In this exercise, return the whole listing exactly, excluding any images.

[Begin]

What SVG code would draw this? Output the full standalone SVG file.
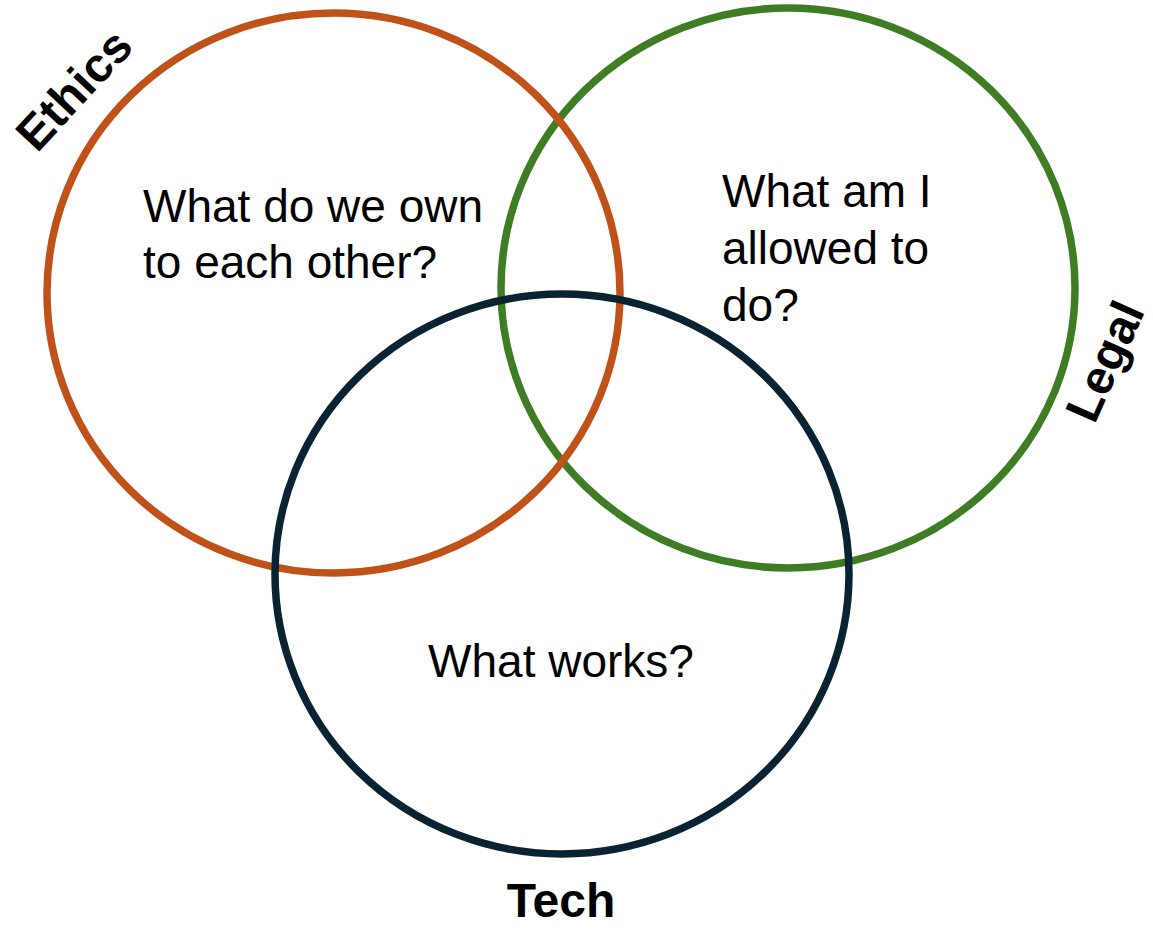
<svg xmlns="http://www.w3.org/2000/svg" width="1153" height="929" viewBox="0 0 1153 929">
<style>
.ring{fill:none;stroke-width:7.5}
.q{font-family:"Liberation Sans",Arial,sans-serif;font-size:46px;fill:#000}
.lab{font-family:"Liberation Sans",Arial,sans-serif;font-size:48px;font-weight:bold;fill:#000}
</style>
<rect width="1153" height="929" fill="#fff"/>
<g id="legal">
<ellipse class="ring" cx="788" cy="288" rx="287" ry="280" stroke="#3E7D24"/>
<text class="q" x="722" y="207">What am I</text>
<text class="q" x="722" y="264">allowed to</text>
<text class="q" x="722" y="321">do?</text>
<text class="lab" text-anchor="middle" transform="translate(1120,368) rotate(-66)">Legal</text>
</g>
<g id="ethics">
<ellipse class="ring" cx="333.5" cy="293" rx="286.5" ry="280" stroke="#C05219"/>
<text class="q" x="143" y="222">What do we own</text>
<text class="q" x="143" y="278">to each other?</text>
<text class="lab" text-anchor="middle" transform="translate(86,101) rotate(-47)">Ethics</text>
</g>
<g id="tech">
<ellipse class="ring" cx="562" cy="574" rx="287" ry="280" stroke="#0A2333"/>
<text class="q" x="561" y="677" text-anchor="middle">What works?</text>
<text class="lab" x="561" y="917" text-anchor="middle">Tech</text>
</g>
<g id="connectors"/>
</svg>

[End]

Task solution:
What SVG code would draw this? Output the full standalone SVG file.
<svg xmlns="http://www.w3.org/2000/svg" width="1153" height="929" viewBox="0 0 1153 929">
<style>
.ring{fill:none;stroke-width:7.5}
.q{font-family:"Liberation Sans",Arial,sans-serif;font-size:46px;fill:#000}
.lab{font-family:"Liberation Sans",Arial,sans-serif;font-size:48px;font-weight:bold;fill:#000}
</style>
<rect width="1153" height="929" fill="#fff"/>
<g id="legal">
<ellipse class="ring" cx="788" cy="288" rx="287" ry="280" stroke="#3E7D24"/>
<text class="q" x="722" y="207">What am I</text>
<text class="q" x="722" y="264">allowed to</text>
<text class="q" x="722" y="321">do?</text>
<text class="lab" text-anchor="middle" transform="translate(1120,368) rotate(-66)">Legal</text>
</g>
<g id="ethics">
<ellipse class="ring" cx="333.5" cy="293" rx="286.5" ry="280" stroke="#C05219"/>
<text class="q" x="143" y="222">What do we own</text>
<text class="q" x="143" y="278">to each other?</text>
<text class="lab" text-anchor="middle" transform="translate(86,101) rotate(-47)">Ethics</text>
</g>
<g id="tech">
<ellipse class="ring" cx="562" cy="574" rx="287" ry="280" stroke="#0A2333"/>
<text class="q" x="561" y="677" text-anchor="middle">What works?</text>
<text class="lab" x="561" y="917" text-anchor="middle">Tech</text>
</g>
<g id="connectors"/>
</svg>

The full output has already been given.